A flagship is a vessel used by the commanding officer of a group of naval ships, characteristically a flag officer entitled by custom to fly a distinguishing flag. The term also properly applies to the ship of whatever commanding officer is in charge of a grouping of ships. A third, more colloquial usage of the term can mean that the ship in question is considered an "exemplar" of the best capabilities and virtues of the force it represents. In Star Trek, the title flagship is typically bestowed on the best equipped, newest, or best known ship in the fleet. Throughout the history of the United Federation of Planets the starships Enterprise were typically considered the Starfleet flagship. ("The Icarus Factor"; Star Trek (2009); et al.)

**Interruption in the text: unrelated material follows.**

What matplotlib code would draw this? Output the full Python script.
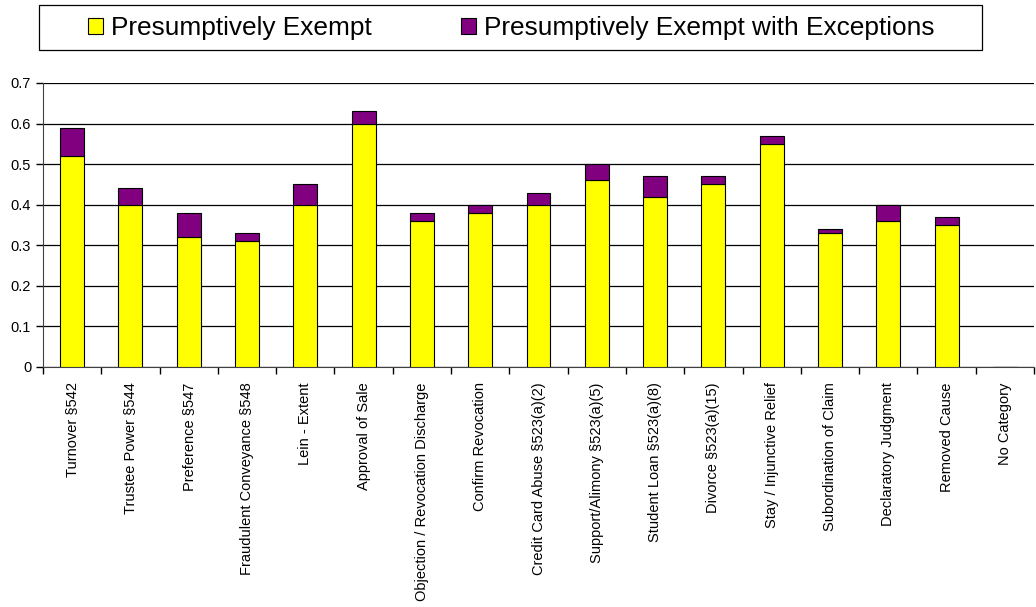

As for "capital ship," that's a term that was useful for a time but isn't so much later on. If you look at this
ngram you can see that it really takes off in the context of 1920s naval disarmament. It meant battleships, back in the day when they were the ultimate weapon and only a battleship could take out another battleship (a torpedo might put them out of action, but probably not permanently). Because there were still some battle cruisers on the books or potentially so, they were included, too. But after WW2, with intercontinental air forces, atomic bombs and nuclear submarines, not to mention the cost of rebuilding after the war, the structure of the world's navies changed so "capital ship" wasn't really meaningful like it once was.
I completely agree. But let's examine what categories of ships we mainly have in Star Trek. There are frigates, destroyers, light cruisers, heavy cruisers, battlecruisers, battleships, dreadnoughts. So you see, Star Trek uses WW1 ship terms and in Star Trek we definitely have "pre-WW2 style navies".